__AIM__
Transcribe all of the records word for word, but omit the pictures.

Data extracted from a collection
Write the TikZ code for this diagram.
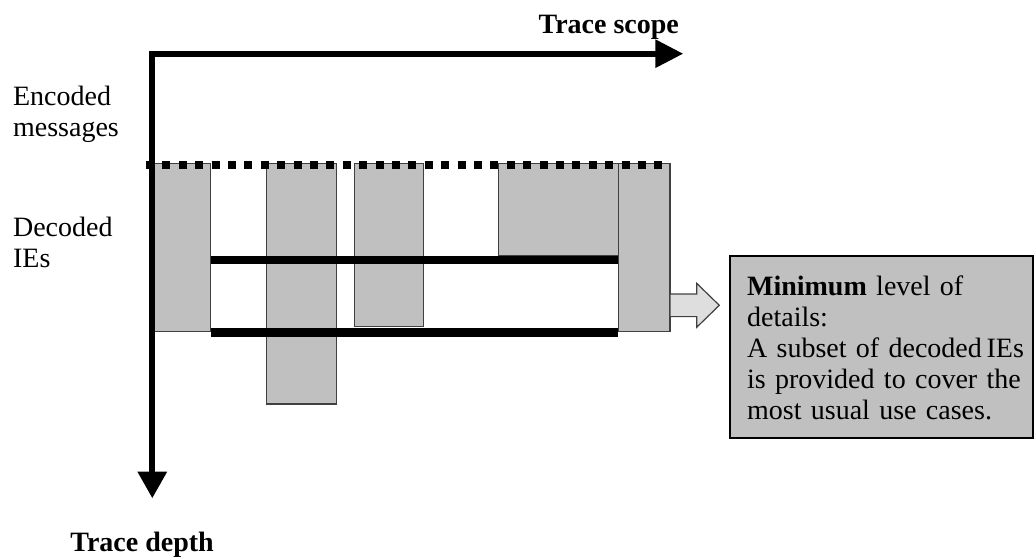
\documentclass[tikz,border=0pt]{standalone}
\usepackage{fontspec}
\setmainfont{Liberation Serif}
\usetikzlibrary{arrows.meta}
\definecolor{barfill}{HTML}{C0C0C0}
\definecolor{bardraw}{HTML}{404040}
\definecolor{pointfill}{HTML}{DEDEDE}

\begin{document}
\begin{tikzpicture}[x=0.5pt,y=-0.5pt,
  every node/.style={inner sep=0pt,font=\fontsize{14}{15.5}\selectfont},
  bar/.style={fill=barfill,draw=bardraw,line width=0.6pt},
  level/.style={line width=4.2pt},
  dotline/.style={line width=4pt,dash pattern=on 4pt off 4.2pt},
  axis/.style={line width=3pt,line join=miter,
    {Triangle[length=13.3pt,width=14pt]}-{Triangle[length=14pt,width=13.5pt]}},
  pointer/.style={fill=pointfill,draw=bardraw,line width=0.6pt},
  infobox/.style={fill=barfill,draw=black,line width=1.1pt},
  sidelabel/.style={anchor=base west,text width=62pt,align=left}]
\useasboundingbox (0,0) rectangle (1034,557);

% bars
\draw[bar] (152.7,163.3) rectangle (210.7,331.7);
\draw[bar] (266.7,163.3) rectangle (336.7,404);
\draw[bar] (354.3,163.3) rectangle (423.7,326.7);
\draw[bar] (498.3,163.3) rectangle (618.3,255.7);
\draw[bar] (618.3,163.3) rectangle (670,331.7);
\coordinate (b5) at (670,305.3);

% levels
\draw[level] (210.7,260.2) -- (618.3,260.2);
\draw[level] (210.7,332.4) -- (618.3,332.4);
\draw[dotline] (146,164.5) -- (668,164.5);

% axes
\coordinate (depthtip) at (152.3,498.3);
\coordinate (scopetip) at (683.3,53.7);
\draw[axis] (depthtip) |- (scopetip);

\node (scope) [anchor=base east,font=\fontsize{14}{15.5}\selectfont\bfseries] at (679.3,33.3) {Trace scope};
\node (depth) [anchor=base west,font=\fontsize{14}{15.5}\selectfont\bfseries] at (70,551.7) {Trace depth};

\node (enc) [sidelabel] at (12.7,105) {Encoded\\messages};
\node (dec) [sidelabel] at (12.7,236) {Decoded\\IEs};

% detail box
\node (detail) [infobox,anchor=north west,minimum width=151.5pt,minimum height=91pt] at (728.5,255) {};
\node (detailtext) [anchor=base west,text width=145pt,align=left] at (746.7,295)
  {\textbf{Minimum} level of\\details:\\A subset of decoded\,IEs\\is provided to cover the\\most usual use cases.};
\draw[pointer] (b5) ++(0,-11.3) -- ++(26.7,0) -- ++(0,-10.7) -- ++(22.6,22)
  -- ++(-22.6,22) -- ++(0,-10.7) -- ++(-26.7,0) -- cycle;
\end{tikzpicture}
\end{document}
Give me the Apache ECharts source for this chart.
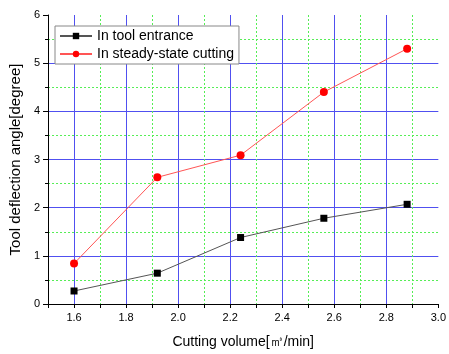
<!DOCTYPE html>
<html><head><meta charset="utf-8">
<script src="https://cdn.jsdelivr.net/npm/echarts@6/dist/echarts.min.js"></script>
<style>html,body{margin:0;padding:0;background:#fff}#c{width:449px;height:354px}</style>
</head><body><div id="c"></div>
<script>
const xValues = [1.6, 1.92, 2.24, 2.56, 2.88];
const entrance = [0.27, 0.64, 1.38, 1.78, 2.07];
const steady = [0.84, 2.63, 3.09, 4.40, 5.30];
const seriesNames = ['In tool entrance', 'In steady-state cutting'];
const xName = 'Cutting volume[\u33A5/min]';
const yName = 'Tool deflection angle[degree]';

const font = "'Liberation Sans', Arial, sans-serif";
const blue = '#5050f0';
const green = '#55ee55';
const chart = echarts.init(document.getElementById('c'), null, {renderer: 'canvas'});
chart.setOption({
  animation: false,
  backgroundColor: '#fff',
  grid: {left: 46, right: 10, top: 15, bottom: 48, containLabel: false},
  legend: {
    orient: 'vertical', left: 55, top: 26, padding: [3, 5, 3, 4], itemGap: 4,
    itemWidth: 32, itemHeight: 8, borderColor: '#888', borderWidth: 1,
    backgroundColor: '#fff',
    textStyle: {fontFamily: font, fontSize: 14, color: '#000'},
    data: seriesNames
  },
  xAxis: [{
    type: 'value', min: 1.5, max: 3.0, interval: 0.1,
    name: xName, nameLocation: 'middle', nameGap: 31,
    nameTextStyle: {fontFamily: font, fontSize: 14, color: '#000'},
    axisLine: {show: true, onZero: false, lineStyle: {color: '#000', width: 1}},
    axisTick: {show: true, length: 4, lineStyle: {color: '#000'}},
    axisLabel: {fontFamily: font, fontSize: 11, color: '#000', margin: 8,
      showMinLabel: true, showMaxLabel: true,
      formatter: v => (Math.round(v * 10) % 2 === 0) ? v.toFixed(1) : ''},
    splitLine: {show: true, showMinLine: false, showMaxLine: false,
      lineStyle: {color: [blue, 'transparent'], width: 1, type: 'solid'}}
  }, {
    type: 'value', min: 1.5, max: 3.0, interval: 0.1, position: 'bottom',
    axisLine: {show: false}, axisTick: {show: false}, axisLabel: {show: false},
    splitLine: {show: true, showMinLine: false, showMaxLine: false,
      lineStyle: {color: ['transparent', green], width: 1, type: [2, 2]}}
  }],
  yAxis: {
    type: 'value', min: 0, max: 6, interval: 1,
    name: yName, nameLocation: 'middle', nameGap: 23,
    nameTextStyle: {fontFamily: font, fontSize: 15, color: '#000'},
    axisLine: {show: true, lineStyle: {color: '#000', width: 1}},
    axisTick: {show: true, length: 5, lineStyle: {color: '#000'}},
    minorTick: {show: true, splitNumber: 2, length: 3, lineStyle: {color: '#000'}},
    axisLabel: {fontFamily: font, fontSize: 11, color: '#000', margin: 8},
    splitLine: {show: true, showMinLine: false, showMaxLine: false,
      lineStyle: {color: [blue], width: 1, type: 'solid'}},
    minorSplitLine: {show: true, lineStyle: {color: green, width: 1, type: [2, 2]}}
  },
  series: [{
    name: seriesNames[0], type: 'line', xAxisIndex: 0,
    data: xValues.map((x, i) => [x, entrance[i]]),
    symbol: 'rect', symbolSize: 7, z: 3,
    lineStyle: {color: '#555', width: 1},
    itemStyle: {color: '#000'}
  }, {
    name: seriesNames[1], type: 'line', xAxisIndex: 0,
    data: xValues.map((x, i) => [x, steady[i]]),
    symbol: 'circle', symbolSize: 8, z: 3,
    lineStyle: {color: '#ff5555', width: 1},
    itemStyle: {color: '#ff0000'}
  }]
});
</script></body></html>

__RESULT BELOW__
Write the TikZ code for this diagram.
\documentclass[tikz,border=0pt]{standalone}
\usepackage{fontspec}
\setmainfont{Liberation Serif}
\usetikzlibrary{arrows.meta}
\definecolor{barfill}{HTML}{C0C0C0}
\definecolor{bardraw}{HTML}{404040}
\definecolor{pointfill}{HTML}{DEDEDE}

\begin{document}
\begin{tikzpicture}[x=0.5pt,y=-0.5pt,
  every node/.style={inner sep=0pt,font=\fontsize{14}{15.5}\selectfont},
  bar/.style={fill=barfill,draw=bardraw,line width=0.6pt},
  level/.style={line width=4.2pt},
  dotline/.style={line width=4pt,dash pattern=on 4pt off 4.2pt},
  axis/.style={line width=3pt,line join=miter,
    {Triangle[length=13.3pt,width=14pt]}-{Triangle[length=14pt,width=13.5pt]}},
  pointer/.style={fill=pointfill,draw=bardraw,line width=0.6pt},
  infobox/.style={fill=barfill,draw=black,line width=1.1pt},
  sidelabel/.style={anchor=base west,text width=62pt,align=left}]
\useasboundingbox (0,0) rectangle (1034,557);

% bars
\draw[bar] (152.7,163.3) rectangle (210.7,331.7);
\draw[bar] (266.7,163.3) rectangle (336.7,404);
\draw[bar] (354.3,163.3) rectangle (423.7,326.7);
\draw[bar] (498.3,163.3) rectangle (618.3,255.7);
\draw[bar] (618.3,163.3) rectangle (670,331.7);
\coordinate (b5) at (670,305.3);

% levels
\draw[level] (210.7,260.2) -- (618.3,260.2);
\draw[level] (210.7,332.4) -- (618.3,332.4);
\draw[dotline] (146,164.5) -- (668,164.5);

% axes
\coordinate (depthtip) at (152.3,498.3);
\coordinate (scopetip) at (683.3,53.7);
\draw[axis] (depthtip) |- (scopetip);

\node (scope) [anchor=base east,font=\fontsize{14}{15.5}\selectfont\bfseries] at (679.3,33.3) {Trace scope};
\node (depth) [anchor=base west,font=\fontsize{14}{15.5}\selectfont\bfseries] at (70,551.7) {Trace depth};

\node (enc) [sidelabel] at (12.7,105) {Encoded\\messages};
\node (dec) [sidelabel] at (12.7,236) {Decoded\\IEs};

% detail box
\node (detail) [infobox,anchor=north west,minimum width=151.5pt,minimum height=91pt] at (728.5,255) {};
\node (detailtext) [anchor=base west,text width=145pt,align=left] at (746.7,295)
  {\textbf{Minimum} level of\\details:\\A subset of decoded\,IEs\\is provided to cover the\\most usual use cases.};
\draw[pointer] (b5) ++(0,-11.3) -- ++(26.7,0) -- ++(0,-10.7) -- ++(22.6,22)
  -- ++(-22.6,22) -- ++(0,-10.7) -- ++(-26.7,0) -- cycle;
\end{tikzpicture}
\end{document}
Give me the Apache ECharts source for this chart.
<!DOCTYPE html>
<html><head><meta charset="utf-8">
<script src="https://cdn.jsdelivr.net/npm/echarts@6/dist/echarts.min.js"></script>
<style>html,body{margin:0;padding:0;background:#fff}#c{width:449px;height:354px}</style>
</head><body><div id="c"></div>
<script>
const xValues = [1.6, 1.92, 2.24, 2.56, 2.88];
const entrance = [0.27, 0.64, 1.38, 1.78, 2.07];
const steady = [0.84, 2.63, 3.09, 4.40, 5.30];
const seriesNames = ['In tool entrance', 'In steady-state cutting'];
const xName = 'Cutting volume[\u33A5/min]';
const yName = 'Tool deflection angle[degree]';

const font = "'Liberation Sans', Arial, sans-serif";
const blue = '#5050f0';
const green = '#55ee55';
const chart = echarts.init(document.getElementById('c'), null, {renderer: 'canvas'});
chart.setOption({
  animation: false,
  backgroundColor: '#fff',
  grid: {left: 46, right: 10, top: 15, bottom: 48, containLabel: false},
  legend: {
    orient: 'vertical', left: 55, top: 26, padding: [3, 5, 3, 4], itemGap: 4,
    itemWidth: 32, itemHeight: 8, borderColor: '#888', borderWidth: 1,
    backgroundColor: '#fff',
    textStyle: {fontFamily: font, fontSize: 14, color: '#000'},
    data: seriesNames
  },
  xAxis: [{
    type: 'value', min: 1.5, max: 3.0, interval: 0.1,
    name: xName, nameLocation: 'middle', nameGap: 31,
    nameTextStyle: {fontFamily: font, fontSize: 14, color: '#000'},
    axisLine: {show: true, onZero: false, lineStyle: {color: '#000', width: 1}},
    axisTick: {show: true, length: 4, lineStyle: {color: '#000'}},
    axisLabel: {fontFamily: font, fontSize: 11, color: '#000', margin: 8,
      showMinLabel: true, showMaxLabel: true,
      formatter: v => (Math.round(v * 10) % 2 === 0) ? v.toFixed(1) : ''},
    splitLine: {show: true, showMinLine: false, showMaxLine: false,
      lineStyle: {color: [blue, 'transparent'], width: 1, type: 'solid'}}
  }, {
    type: 'value', min: 1.5, max: 3.0, interval: 0.1, position: 'bottom',
    axisLine: {show: false}, axisTick: {show: false}, axisLabel: {show: false},
    splitLine: {show: true, showMinLine: false, showMaxLine: false,
      lineStyle: {color: ['transparent', green], width: 1, type: [2, 2]}}
  }],
  yAxis: {
    type: 'value', min: 0, max: 6, interval: 1,
    name: yName, nameLocation: 'middle', nameGap: 23,
    nameTextStyle: {fontFamily: font, fontSize: 15, color: '#000'},
    axisLine: {show: true, lineStyle: {color: '#000', width: 1}},
    axisTick: {show: true, length: 5, lineStyle: {color: '#000'}},
    minorTick: {show: true, splitNumber: 2, length: 3, lineStyle: {color: '#000'}},
    axisLabel: {fontFamily: font, fontSize: 11, color: '#000', margin: 8},
    splitLine: {show: true, showMinLine: false, showMaxLine: false,
      lineStyle: {color: [blue], width: 1, type: 'solid'}},
    minorSplitLine: {show: true, lineStyle: {color: green, width: 1, type: [2, 2]}}
  },
  series: [{
    name: seriesNames[0], type: 'line', xAxisIndex: 0,
    data: xValues.map((x, i) => [x, entrance[i]]),
    symbol: 'rect', symbolSize: 7, z: 3,
    lineStyle: {color: '#555', width: 1},
    itemStyle: {color: '#000'}
  }, {
    name: seriesNames[1], type: 'line', xAxisIndex: 0,
    data: xValues.map((x, i) => [x, steady[i]]),
    symbol: 'circle', symbolSize: 8, z: 3,
    lineStyle: {color: '#ff5555', width: 1},
    itemStyle: {color: '#ff0000'}
  }]
});
</script></body></html>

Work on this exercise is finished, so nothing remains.